- Born: November 22, 1949 (age 76) Michigan, United States
- Education: Yale University
- Awards: William J. Branstrom Freshman Prize (University of Michigan, 1968); James B. Angell Scholar (University of Michigan, 1969-71); Phi Beta Kappa (University of Michigan, 1970); Bachelor of Science Degree with high distinction and highest honors in Cellular Biology (University of Michigan, 1971); The Phi Sigma Award in Biology (University of Michigan, 1971); National Science Foundation Graduate Fellowship (1971-74); National Science Foundation Energy-related Postdoctoral Fellowship (1977-78); Lewis College (IIT) Junior Faculty Teaching Excellence Award (1988); IIT Teaching Excellence Award (1988); William C. Staszak award, Oak Park Education Foundation, Oak Park, IL (1996); Person of the Millennium, IIT Millennium Project (1999); Honor Award for University Research by the American Academy of Environmental Engineering and Scientists (AAEES, 2013 );
- Scientific career
- Fields: Biotechnology, genetic engineering
- Workplaces: Illinois Institute of Technology
- Doctoral advisor: Sidney Altman
- Website: www.iit.edu/csl/bio/faculty/stark_benjamin.shtml

= Benjamin C. Stark =

American bioengineer

Benjamin "Ben" C. Stark is an American biologist and a professor at the Illinois Institute of Technology. He grew up in a small city in mid-Michigan in the 1950s-1960s. After high school he majored in cellular biology at the University of Michigan (B.S. 1971) and later he received his master (M.Sc. 1974) and doctoral (Ph.D. 1977) degrees from Yale University with Sidney Altman. After two postdoctoral positions, he took a faculty position at Illinois Institute of Technology, where he has worked since. He has carried out research in the area of genetic engineering and RNA biology.

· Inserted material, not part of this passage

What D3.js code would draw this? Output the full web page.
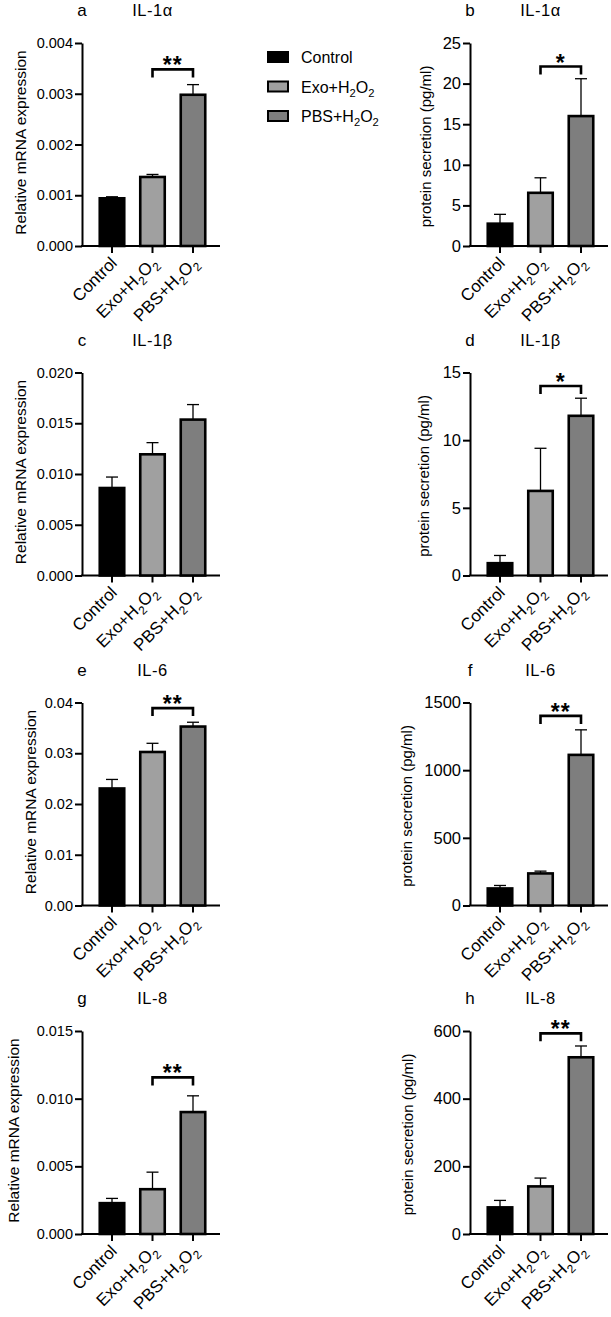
<!DOCTYPE html>
<html>
<head>
<meta charset="utf-8">
<script src="https://cdn.jsdelivr.net/npm/d3@7"></script>
<style>
  body { margin: 0; background: #fff; }
  svg { display: block; font-family: "Liberation Sans", Arial, sans-serif; }
</style>
</head>
<body>
<svg id="chart" width="611" height="1317"></svg>
<script>
// ---------- data ----------
const categories = ["Control", "Exo+H2O2", "PBS+H2O2"];
const groupColors = ["#000000", "#a0a0a0", "#7e7e7e"];

const panelLetters = ["a", "b", "c", "d", "e", "f", "g", "h"];
const panelTitles  = ["IL-1α", "IL-1α", "IL-1β", "IL-1β", "IL-6", "IL-6", "IL-8", "IL-8"];

// means per panel (Control, Exo+H2O2, PBS+H2O2)
const meansA = [0.00094, 0.00136, 0.00298];
const meansB = [2.75, 6.55, 16.0];
const meansC = [0.00862, 0.01194, 0.01536];
const meansD = [0.91, 6.25, 11.8];
const meansE = [0.02306, 0.03025, 0.03526];
const meansF = [126, 237, 1113];
const meansG = [0.00228, 0.00331, 0.00901];
const meansH = [78.7, 140.7, 522.3];

// SEM (upper error bar lengths)
const errA = [0.00003, 0.00005, 0.00020];
const errB = [1.15, 1.85, 4.6];
const errC = [0.00108, 0.00115, 0.00148];
const errD = [0.57, 3.15, 1.3];
const errE = [0.00178, 0.00171, 0.00085];
const errF = [22, 17, 185];
const errG = [0.00035, 0.00126, 0.00120];
const errH = [20.6, 24.6, 33.4];

// y-axis ticks
const ticksA = [0, 0.001, 0.002, 0.003, 0.004];
const ticksB = [0, 5, 10, 15, 20, 25];
const ticksC = [0, 0.005, 0.010, 0.015, 0.020];
const ticksD = [0, 5, 10, 15];
const ticksE = [0, 0.01, 0.02, 0.03, 0.04];
const ticksF = [0, 500, 1000, 1500];
const ticksG = [0, 0.005, 0.010, 0.015];
const ticksH = [0, 200, 400, 600];

const tickLabelsA = ["0.000", "0.001", "0.002", "0.003", "0.004"];
const tickLabelsB = ["0", "5", "10", "15", "20", "25"];
const tickLabelsC = ["0.000", "0.005", "0.010", "0.015", "0.020"];
const tickLabelsD = ["0", "5", "10", "15"];
const tickLabelsE = ["0.00", "0.01", "0.02", "0.03", "0.04"];
const tickLabelsF = ["0", "500", "1000", "1500"];
const tickLabelsG = ["0.000", "0.005", "0.010", "0.015"];
const tickLabelsH = ["0", "200", "400", "600"];

const yTitles = ["Relative mRNA expression", "protein secretion (pg/ml)"];

// significance brackets: Exo+H2O2 vs PBS+H2O2, bracket height (data units), label
const sigA = { level: 0.00348, label: "**" };
const sigB = { level: 22.1, label: "*" };
const sigC = null;
const sigD = { level: 14.0, label: "*" };
const sigE = { level: 0.0389, label: "**" };
const sigF = { level: 1401, label: "**" };
const sigG = { level: 0.01157, label: "**" };
const sigH = { level: 593, label: "**" };

const panels = [
  { means: meansA, err: errA, ticks: ticksA, labels: tickLabelsA, sig: sigA },
  { means: meansB, err: errB, ticks: ticksB, labels: tickLabelsB, sig: sigB },
  { means: meansC, err: errC, ticks: ticksC, labels: tickLabelsC, sig: sigC },
  { means: meansD, err: errD, ticks: ticksD, labels: tickLabelsD, sig: sigD },
  { means: meansE, err: errE, ticks: ticksE, labels: tickLabelsE, sig: sigE },
  { means: meansF, err: errF, ticks: ticksF, labels: tickLabelsF, sig: sigF },
  { means: meansG, err: errG, ticks: ticksG, labels: tickLabelsG, sig: sigG },
  { means: meansH, err: errH, ticks: ticksH, labels: tickLabelsH, sig: sigH },
];

// ---------- layout ----------
const colAxisX = [82, 470];
const rowTop = [43, 372.5, 702.5, 1031];
const plotH = 203;
const colTickFont = [14.5, 16.5];
const colTitleFont = [15.5, 15];
const titleX = [[20, 20, 30, 13], [425, 423, 406, 407]];
const colTitleShift = [-2, 2];
const catFont = 17;

const svg = d3.select("#chart");

function addCategoryText(sel, name, fs) {
  const m = name.match(/^(.*)H2O2$/);
  if (!m) { sel.text(name); return; }
  sel.append("tspan").text(m[1] + "H");
  sel.append("tspan").attr("font-size", fs * 0.7).attr("dy", fs * 0.28).text("2");
  sel.append("tspan").attr("dy", -fs * 0.28).text("O");
  sel.append("tspan").attr("font-size", fs * 0.7).attr("dy", fs * 0.28).text("2");
}

panels.forEach((p, i) => {
  const col = i % 2, row = Math.floor(i / 2);
  const ax = colAxisX[col];
  const top = rowTop[row];
  const zero = top + plotH;
  const tf = colTickFont[col];

  const y = d3.scaleLinear()
    .domain([0, p.ticks[p.ticks.length - 1]])
    .range([zero, top]);
  const x = d3.scaleBand()
    .domain(categories)
    .range([ax + 9.75, ax + 131.25])
    .padding(0);

  const g = svg.append("g");

  // panel letter & title
  g.append("text").attr("x", ax).attr("y", top - 27)
    .attr("text-anchor", "middle").attr("font-size", 17).text(panelLetters[i]);
  g.append("text").attr("x", x(categories[1]) + x.bandwidth() / 2).attr("y", top - 27)
    .attr("text-anchor", "middle").attr("font-size", 16.5).attr("letter-spacing", 0.5)
    .text(panelTitles[i]);

  // y-axis
  const yAxis = d3.axisLeft(y)
    .tickValues(p.ticks)
    .tickFormat((d, k) => p.labels[k])
    .tickSize(7).tickSizeOuter(0).tickPadding(2);
  const ya = g.append("g").attr("transform", `translate(${ax},0)`).call(yAxis);
  ya.attr("font-family", null).attr("font-size", null);
  ya.select(".domain").attr("stroke", "#000").attr("stroke-width", 2);
  ya.selectAll(".tick line").attr("stroke", "#000").attr("stroke-width", 2);
  ya.selectAll(".tick text").attr("font-size", tf).attr("fill", "#000");

  // y title
  g.append("text")
    .attr("transform", `translate(${titleX[col][row]},${(top + zero) / 2 + colTitleShift[col]}) rotate(-90)`)
    .attr("text-anchor", "middle").attr("dominant-baseline", "central")
    .attr("font-size", colTitleFont[col]).text(yTitles[col]);

  // x-axis line and ticks
  g.append("line").attr("x1", ax - 1).attr("x2", ax + 138)
    .attr("y1", zero).attr("y2", zero).attr("stroke", "#000").attr("stroke-width", 2);
  categories.forEach(c => {
    const cx = x(c) + x.bandwidth() / 2;
    g.append("line").attr("x1", cx).attr("x2", cx).attr("y1", zero).attr("y2", zero + 7)
      .attr("stroke", "#000").attr("stroke-width", 2);
    const t = g.append("text")
      .attr("transform", `translate(${cx + 6},${zero + 18}) rotate(-45)`)
      .attr("text-anchor", "end").attr("font-size", catFont);
    addCategoryText(t, c, catFont);
  });

  // error bars (upward only)
  categories.forEach((c, k) => {
    const cx = x(c) + x.bandwidth() / 2;
    const yTop = y(p.means[k] + p.err[k]);
    g.append("line").attr("x1", cx).attr("x2", cx)
      .attr("y1", y(p.means[k])).attr("y2", yTop)
      .attr("stroke", "#000").attr("stroke-width", 1.3);
    g.append("line").attr("x1", cx - 6).attr("x2", cx + 6)
      .attr("y1", yTop).attr("y2", yTop)
      .attr("stroke", "#000").attr("stroke-width", 1.3);
  });

  // bars
  const bw = 24.5;
  g.selectAll("rect.bar").data(categories).enter().append("rect")
    .attr("class", "bar")
    .attr("x", c => x(c) + x.bandwidth() / 2 - bw / 2)
    .attr("width", bw)
    .attr("y", (c, k) => y(p.means[k]))
    .attr("height", (c, k) => zero - y(p.means[k]))
    .attr("fill", (c, k) => groupColors[k])
    .attr("stroke", "#000").attr("stroke-width", 2.6);

  // significance bracket
  if (p.sig) {
    const x1 = x(categories[1]) + x.bandwidth() / 2;
    const x2 = x(categories[2]) + x.bandwidth() / 2;
    const yb = y(p.sig.level);
    g.append("path")
      .attr("d", `M${x1},${yb + 8}V${yb}H${x2}V${yb + 8}`)
      .attr("fill", "none").attr("stroke", "#000").attr("stroke-width", 2.6);
    g.append("text").attr("x", (x1 + x2) / 2).attr("y", yb + 4)
      .attr("text-anchor", "middle").attr("font-size", 23).attr("font-weight", "bold")
      .attr("letter-spacing", 1).text(p.sig.label);
  }
});

// legend
const legend = svg.append("g");
const legY = [57, 86.5, 116];
categories.forEach((c, k) => {
  legend.append("rect").attr("x", 268).attr("y", legY[k] - 5).attr("width", 20).attr("height", 10)
    .attr("fill", groupColors[k]).attr("stroke", "#000").attr("stroke-width", 2);
  const t = legend.append("text").attr("x", 301).attr("y", legY[k] + 6)
    .attr("font-size", 16);
  addCategoryText(t, c, 16);
});
</script>
</body>
</html>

He was one of the co-discoverers of RNase P, a catalytic RNA, in the laboratory of Sidney Altman who shared the Nobel Prize in Chemistry with Thomas R. Cech in 1989 for their work on the catalytic properties of RNA. Another major accomplishment of Stark includes the discovery of enhancement of productivity of recombinant organisms engineered to express the Vitreoscilla hemoglobin (VHb (hemoglobin)), the first bacterial hemoglobin. He has over 80 peer-reviewed publications.

==Awards and honors==
Stark's research has been recognized by many awards, including Honor Award for University Research by the American Academy of Environmental Engineers and Scientists (2013), Person of the Millennium (IIT Millennium Project, 1999), and the Teaching Excellence Award (Lewis College, IIT, 1988).